Making the Right Choice#

Subcontractors evaluating software options should focus on workflow fit rather than feature lists or brand recognition:

Start with your actual workflows: What do your office staff and field workers do daily? What information do they need to capture? What reports do managers need to see?

Evaluate against those workflows: Does the software support how you actually operate, or would you need to change your operations to fit the software?

Ask about similar customers: Has the vendor implemented successfully with contractors of similar size and trade? Can they provide references?

Consider total cost of ownership: Beyond subscription fees, what are the costs of implementation, training, and ongoing support? What is the cost of your team's time during implementation?

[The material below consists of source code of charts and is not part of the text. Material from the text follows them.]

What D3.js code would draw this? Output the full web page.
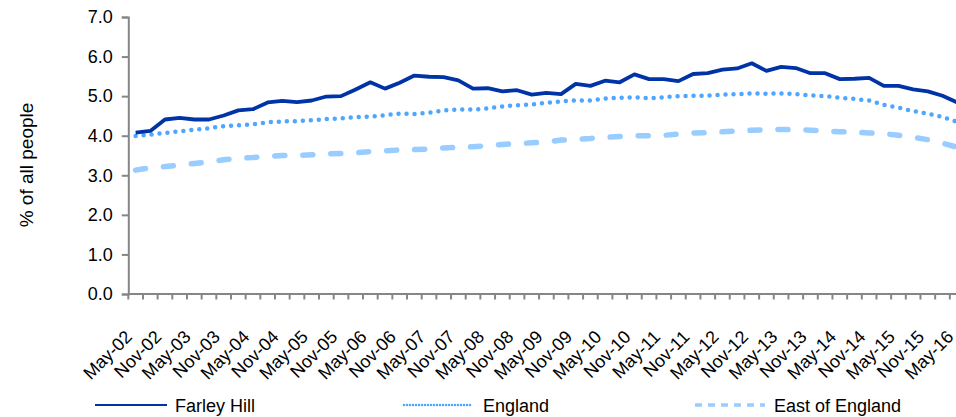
<!DOCTYPE html>
<html>
<head>
<meta charset="utf-8">
<script src="https://cdn.jsdelivr.net/npm/d3@7"></script>
<style>
  html, body { margin: 0; padding: 0; background: #fff; }
  svg { display: block; font-family: "Liberation Sans", Arial, sans-serif; }
</style>
</head>
<body>
<svg id="chart" width="956" height="417"></svg>
<script>
const categories = [
  "May-02","Aug-02","Nov-02","Feb-03","May-03","Aug-03","Nov-03","Feb-04",
  "May-04","Aug-04","Nov-04","Feb-05","May-05","Aug-05","Nov-05","Feb-06",
  "May-06","Aug-06","Nov-06","Feb-07","May-07","Aug-07","Nov-07","Feb-08",
  "May-08","Aug-08","Nov-08","Feb-09","May-09","Aug-09","Nov-09","Feb-10",
  "May-10","Aug-10","Nov-10","Feb-11","May-11","Aug-11","Nov-11","Feb-12",
  "May-12","Aug-12","Nov-12","Feb-13","May-13","Aug-13","Nov-13","Feb-14",
  "May-14","Aug-14","Nov-14","Feb-15","May-15","Aug-15","Nov-15","Feb-16",
  "May-16"
];

const farleyHill = [
  4.08,4.12,4.41,4.45,4.41,4.41,4.51,4.64,4.67,4.84,4.88,4.85,4.89,4.99,
  5.00,5.17,5.35,5.19,5.34,5.52,5.49,5.48,5.40,5.19,5.20,5.12,5.15,5.04,
  5.08,5.05,5.31,5.26,5.39,5.35,5.55,5.43,5.43,5.38,5.56,5.58,5.67,5.70,
  5.83,5.64,5.74,5.71,5.58,5.58,5.43,5.44,5.46,5.26,5.26,5.17,5.12,5.01,
  4.84
];

const england = [
  3.99,4.03,4.07,4.11,4.15,4.19,4.24,4.26,4.29,4.34,4.36,4.37,4.39,4.42,
  4.44,4.47,4.48,4.52,4.56,4.55,4.58,4.64,4.66,4.66,4.69,4.74,4.77,4.79,
  4.83,4.87,4.89,4.89,4.94,4.96,4.97,4.95,4.97,5.00,5.01,5.01,5.04,5.05,
  5.07,5.06,5.07,5.05,5.02,5.00,4.96,4.93,4.89,4.78,4.71,4.62,4.56,4.47,
  4.35
];

const eastOfEngland = [
  3.13,3.19,3.22,3.26,3.30,3.34,3.39,3.43,3.45,3.48,3.50,3.50,3.52,3.54,
  3.55,3.57,3.60,3.62,3.64,3.65,3.66,3.69,3.71,3.72,3.75,3.78,3.80,3.82,
  3.84,3.89,3.91,3.93,3.96,3.98,4.00,4.00,4.01,4.04,4.07,4.08,4.10,4.12,
  4.14,4.15,4.16,4.15,4.14,4.12,4.10,4.09,4.07,4.05,4.01,3.96,3.90,3.81,
  3.71
];

const yTicks = [0, 1, 2, 3, 4, 5, 6, 7];
const seriesNames = ["Farley Hill", "England", "East of England"];

const svg = d3.select("#chart");
const FONT = 18;
const axisColor = "#868686";

const plotLeft = 128.3, step = 14.67;
const x = d3.scaleBand()
  .domain(d3.range(categories.length))
  .range([plotLeft, plotLeft + step * categories.length])
  .paddingInner(0).paddingOuter(0);
const xc = i => x(i) + x.bandwidth() / 2;
const y = d3.scaleLinear().domain([0, 7]).range([294, 17]);

// Y axis
const yAxis = d3.axisLeft(y).tickValues(yTicks).tickSize(6.5).tickPadding(9)
  .tickFormat(d3.format(".1f"));
const gy = svg.append("g").attr("transform", `translate(${plotLeft},0)`).call(yAxis);
gy.select(".domain").attr("stroke", axisColor).attr("stroke-width", 2);
gy.selectAll(".tick line").attr("stroke", axisColor).attr("stroke-width", 2);
gy.selectAll(".tick text").attr("font-size", FONT).attr("fill", "#000")
  .attr("font-family", "Liberation Sans, Arial, sans-serif");

// X axis: ticks at category boundaries
const boundaries = d3.range(categories.length + 1);
const gx = svg.append("g");
gx.append("line")
  .attr("x1", plotLeft).attr("x2", plotLeft + step * categories.length)
  .attr("y1", y(0)).attr("y2", y(0))
  .attr("stroke", axisColor).attr("stroke-width", 2);
const bx = d => d < categories.length ? x(d) : x(categories.length - 1) + x.bandwidth();
gx.selectAll("line.tk").data(boundaries).enter().append("line")
  .attr("class", "tk")
  .attr("x1", bx).attr("x2", bx)
  .attr("y1", y(0)).attr("y2", y(0) + 5.5)
  .attr("stroke", axisColor).attr("stroke-width", 2);

gx.selectAll("text.xl").data(categories.map((c, i) => ({c, i})).filter(d => d.i % 2 === 0))
  .enter().append("text")
  .attr("class", "xl")
  .attr("font-size", FONT)
  .attr("text-anchor", "end")
  .attr("transform", d => `translate(${xc(d.i) - 2.5},${y(0) + 44}) rotate(-45)`)
  .text(d => d.c);

// Lines
const line = d3.line().x((d, i) => xc(i)).y(d => y(d));

svg.append("path").datum(eastOfEngland)
  .attr("d", line).attr("fill", "none")
  .attr("stroke", "#99ccff").attr("stroke-width", 5.5)
  .attr("stroke-dasharray", "10 18").attr("stroke-linecap", "round");

svg.append("path").datum(england)
  .attr("d", line).attr("fill", "none")
  .attr("stroke", "#4da6ff").attr("stroke-width", 4.5)
  .attr("stroke-dasharray", "0 8").attr("stroke-linecap", "round");

svg.append("path").datum(farleyHill)
  .attr("d", line).attr("fill", "none")
  .attr("stroke", "#0033a6").attr("stroke-width", 3.8)
  .attr("stroke-linejoin", "round");

// Y title
svg.append("text")
  .attr("transform", "translate(33,165) rotate(-90)")
  .attr("text-anchor", "middle")
  .attr("font-size", 19)
  .text("% of all people");

// Legend
const legend = [
  {name: seriesNames[0], x1: 95, x2: 167, tx: 175, stroke: "#0033a6", w: 2, dash: null, cap: "butt"},
  {name: seriesNames[1], x1: 404, x2: 472, tx: 483, stroke: "#4da6ff", w: 2.5, dash: "0 3", cap: "round"},
  {name: seriesNames[2], x1: 695, x2: 765, tx: 774, stroke: "#99ccff", w: 3.5, dash: "7 6", cap: "butt"}
];
const lg = svg.append("g");
legend.forEach(l => {
  lg.append("line").attr("x1", l.x1).attr("x2", l.x2).attr("y1", 405).attr("y2", 405)
    .attr("stroke", l.stroke).attr("stroke-width", l.w)
    .attr("stroke-dasharray", l.dash).attr("stroke-linecap", l.cap);
  lg.append("text").attr("x", l.tx).attr("y", 411.5).attr("font-size", FONT).text(l.name);
});
</script>
</body>
</html>
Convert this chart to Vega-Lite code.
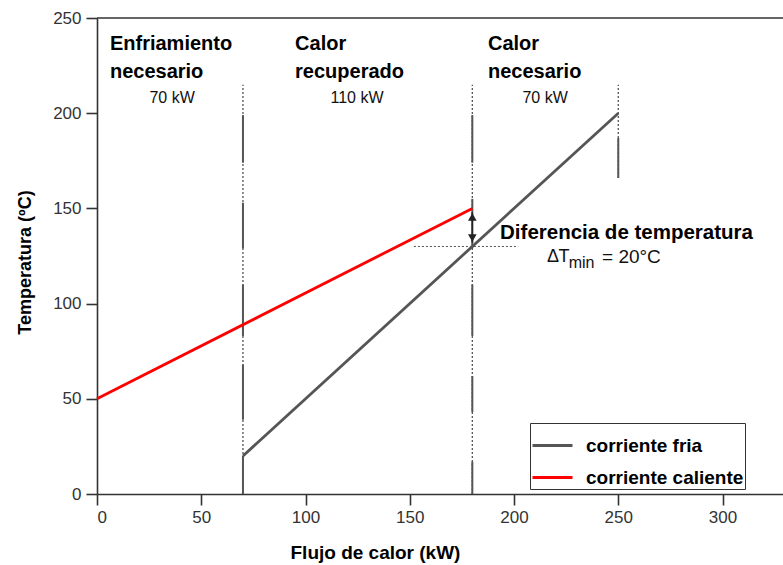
{
  "$schema": "https://vega.github.io/schema/vega-lite/v6.json",
  "width": 686,
  "height": 476,
  "autosize": "none",
  "padding": {"left": 97, "top": 18, "right": 0, "bottom": 71},
  "background": "white",
  "config": {
    "view": {"stroke": null},
    "font": "Liberation Sans",
    "axis": {
      "grid": false,
      "domainColor": "#333333",
      "domainWidth": 1.6,
      "tickColor": "#333333",
      "tickWidth": 1.6,
      "tickSize": 11,
      "labelFont": "Liberation Sans",
      "labelFontSize": 17,
      "labelColor": "#333333",
      "titleFont": "Liberation Sans",
      "titleFontSize": 18,
      "titleFontWeight": "bold",
      "titleColor": "#000000"
    }
  },
  "datasets": {
    "streams": [
      {"x": 70, "y": 20, "stream": "corriente fria"},
      {"x": 250, "y": 200, "stream": "corriente fria"},
      {"x": 0, "y": 50, "stream": "corriente caliente"},
      {"x": 180, "y": 150, "stream": "corriente caliente"}
    ],
    "dotted": [
      {"x": 70, "y1": 0, "y2": 215},
      {"x": 180, "y1": 0, "y2": 215},
      {"x": 250, "y1": 166, "y2": 215}
    ],
    "solid": [
      {"x": 70, "y1": 174, "y2": 199},
      {"x": 70, "y1": 129, "y2": 153},
      {"x": 70, "y1": 83, "y2": 110},
      {"x": 70, "y1": 39, "y2": 68},
      {"x": 70, "y1": 0, "y2": 20},
      {"x": 180, "y1": 174, "y2": 199},
      {"x": 180, "y1": 129, "y2": 155},
      {"x": 180, "y1": 83, "y2": 110},
      {"x": 180, "y1": 43, "y2": 62},
      {"x": 180, "y1": 0, "y2": 17},
      {"x": 250, "y1": 166, "y2": 187}
    ],
    "labelsBold": [
      {"x": 6.2, "y": 241.5, "text": "Enfriamiento\nnecesario"},
      {"x": 95, "y": 241.5, "text": "Calor\nrecuperado"},
      {"x": 187.5, "y": 241.5, "text": "Calor\nnecesario"}
    ],
    "labelsKw": [
      {"x": 36, "y": 212, "text": "70 kW"},
      {"x": 124.7, "y": 212, "text": "110 kW"},
      {"x": 214.9, "y": 212, "text": "70 kW"}
    ]
  },
  "layer": [
    {
      "data": {"values": [{"y": 250}]},
      "mark": {"type": "rule", "color": "#333333", "strokeWidth": 1.6},
      "encoding": {"y": {"field": "y", "type": "quantitative"}}
    },
    {
      "data": {"name": "dotted"},
      "mark": {"type": "rule", "color": "#555555", "strokeWidth": 1.3, "strokeDash": [2, 2]},
      "encoding": {
        "x": {"field": "x", "type": "quantitative"},
        "y": {"field": "y1", "type": "quantitative"},
        "y2": {"field": "y2"}
      }
    },
    {
      "data": {"name": "solid"},
      "mark": {"type": "rule", "color": "#555555", "strokeWidth": 2},
      "encoding": {
        "x": {"field": "x", "type": "quantitative"},
        "y": {"field": "y1", "type": "quantitative"},
        "y2": {"field": "y2"}
      }
    },
    {
      "data": {"values": [{"x": 152, "x2": 202, "y": 130}]},
      "mark": {"type": "rule", "color": "#555555", "strokeWidth": 1, "strokeDash": [2, 2]},
      "encoding": {
        "x": {"field": "x", "type": "quantitative"},
        "x2": {"field": "x2"},
        "y": {"field": "y", "type": "quantitative"}
      }
    },
    {
      "data": {"name": "streams"},
      "mark": {"type": "line", "strokeWidth": 2.8},
      "encoding": {
        "x": {
          "field": "x", "type": "quantitative",
          "scale": {"domain": [0, 329], "nice": false, "zero": false},
          "axis": {"values": [0, 50, 100, 150, 200, 250, 300], "title": "Flujo de calor (kW)", "titleFontSize": 19, "labelPadding": 4, "titleX": 193, "titleY": 64, "titleAlign": "left", "titleBaseline": "alphabetic", "titleAnchor": null}
        },
        "y": {
          "field": "y", "type": "quantitative",
          "scale": {"domain": [0, 250], "nice": false},
          "axis": {"values": [0, 50, 100, 150, 200, 250], "title": "Temperatura (ºC)", "labelPadding": 5, "titleX": -72, "titleY": 244, "titleAngle": 270, "titleAlign": "center", "titleBaseline": "middle"}
        },
        "color": {
          "field": "stream", "type": "nominal",
          "scale": {"domain": ["corriente fria", "corriente caliente"], "range": ["#555555", "#ff0000"]},
          "legend": {
            "title": null,
            "orient": "none",
            "legendX": 433,
            "legendY": 405,
            "symbolType": "stroke",
            "symbolSize": 1600,
            "symbolStrokeWidth": 2.8,
            "labelFont": "Liberation Sans",
            "labelFontSize": 19,
            "labelFontWeight": "bold",
            "labelColor": "#000000",
            "labelOffset": 12,
            "rowPadding": -9,
            "padding": 1,
            "strokeColor": "#333333",
            "fillColor": "white"
          }
        },
        "detail": {"field": "stream"}
      }
    },
    {
      "data": {"values": [{"x": 180, "y1": 132, "y2": 148}]},
      "mark": {"type": "rule", "color": "#222222", "strokeWidth": 1.5},
      "encoding": {
        "x": {"field": "x", "type": "quantitative"},
        "y": {"field": "y1", "type": "quantitative"},
        "y2": {"field": "y2"}
      }
    },
    {
      "data": {"values": [{"x": 180, "y": 145.5, "dir": "up"}, {"x": 180, "y": 134.5, "dir": "down"}]},
      "mark": {"type": "point", "filled": true, "color": "#222222", "size": 75, "opacity": 1},
      "encoding": {
        "x": {"field": "x", "type": "quantitative"},
        "y": {"field": "y", "type": "quantitative"},
        "shape": {"field": "dir", "type": "nominal", "scale": {"domain": ["up", "down"], "range": ["triangle-up", "triangle-down"]}, "legend": null}
      }
    },
    {
      "data": {"name": "labelsBold"},
      "mark": {"type": "text", "align": "left", "baseline": "top", "font": "Liberation Sans", "fontSize": 20, "fontWeight": "bold", "lineBreak": "\n", "lineHeight": 28, "color": "#000000"},
      "encoding": {
        "x": {"field": "x", "type": "quantitative"},
        "y": {"field": "y", "type": "quantitative"},
        "text": {"field": "text"}
      }
    },
    {
      "data": {"name": "labelsKw"},
      "mark": {"type": "text", "align": "center", "baseline": "top", "font": "Liberation Sans", "fontSize": 16, "color": "#111111"},
      "encoding": {
        "x": {"field": "x", "type": "quantitative"},
        "y": {"field": "y", "type": "quantitative"},
        "text": {"field": "text"}
      }
    },
    {
      "data": {"values": [{"x": 193.3, "y": 137, "text": "Diferencia de temperatura"}]},
      "mark": {"type": "text", "align": "left", "baseline": "middle", "font": "Liberation Sans", "fontSize": 20.5, "fontWeight": "bold", "color": "#000000"},
      "encoding": {
        "x": {"field": "x", "type": "quantitative"},
        "y": {"field": "y", "type": "quantitative"},
        "text": {"field": "text"}
      }
    },
    {
      "data": {"values": [
        {"x": 215.8, "y": 124.5, "text": "Δ", "style": "normal", "size": 18},
        {"x": 221.3, "y": 124.5, "text": "T", "style": "italic", "size": 18},
        {"x": 226.2, "y": 121.5, "text": "min", "style": "normal", "size": 16},
        {"x": 242.2, "y": 124.5, "text": "= 20°C", "style": "normal", "size": 19}
      ]},
      "mark": {"type": "text", "align": "left", "baseline": "middle", "font": "Liberation Sans", "color": "#111111"},
      "encoding": {
        "x": {"field": "x", "type": "quantitative"},
        "y": {"field": "y", "type": "quantitative"},
        "text": {"field": "text"},
        "fontStyle": {"field": "style", "type": "nominal", "scale": null},
        "size": {"field": "size", "type": "quantitative", "scale": null}
      }
    }
  ]
}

How Appello Addresses Subcontractor Workflows#

Appello is built specifically for ICI subcontractors rather than adapted from GC-focused platforms. The system centers on subcontractor operations: workforce management, field documentation, job costing, and the workflows that mechanical insulation, sheet metal, and HVAC contractors perform daily.

This focus means Appello does not include features designed for managing subcontractors—because Appello's users are the subcontractors. Instead, the platform concentrates on helping subcontractors manage their own operations effectively.

Conclusion#

Software reflects the workflows it was designed to support. General contractor software supports GC workflows: coordinating subcontractors, communicating with owners, managing project delivery. Subcontractor software supports subcontractor workflows: managing workforce, tracking job costs, documenting field work.

Neither approach is inherently better. The question is which approach fits your operations. For ICI subcontractors, software designed around subcontractor workflows typically provides better fit than GC platforms adapted for subcontractor use.

Understanding this distinction helps subcontractors evaluate options more effectively and avoid implementations that create friction rather than reducing it.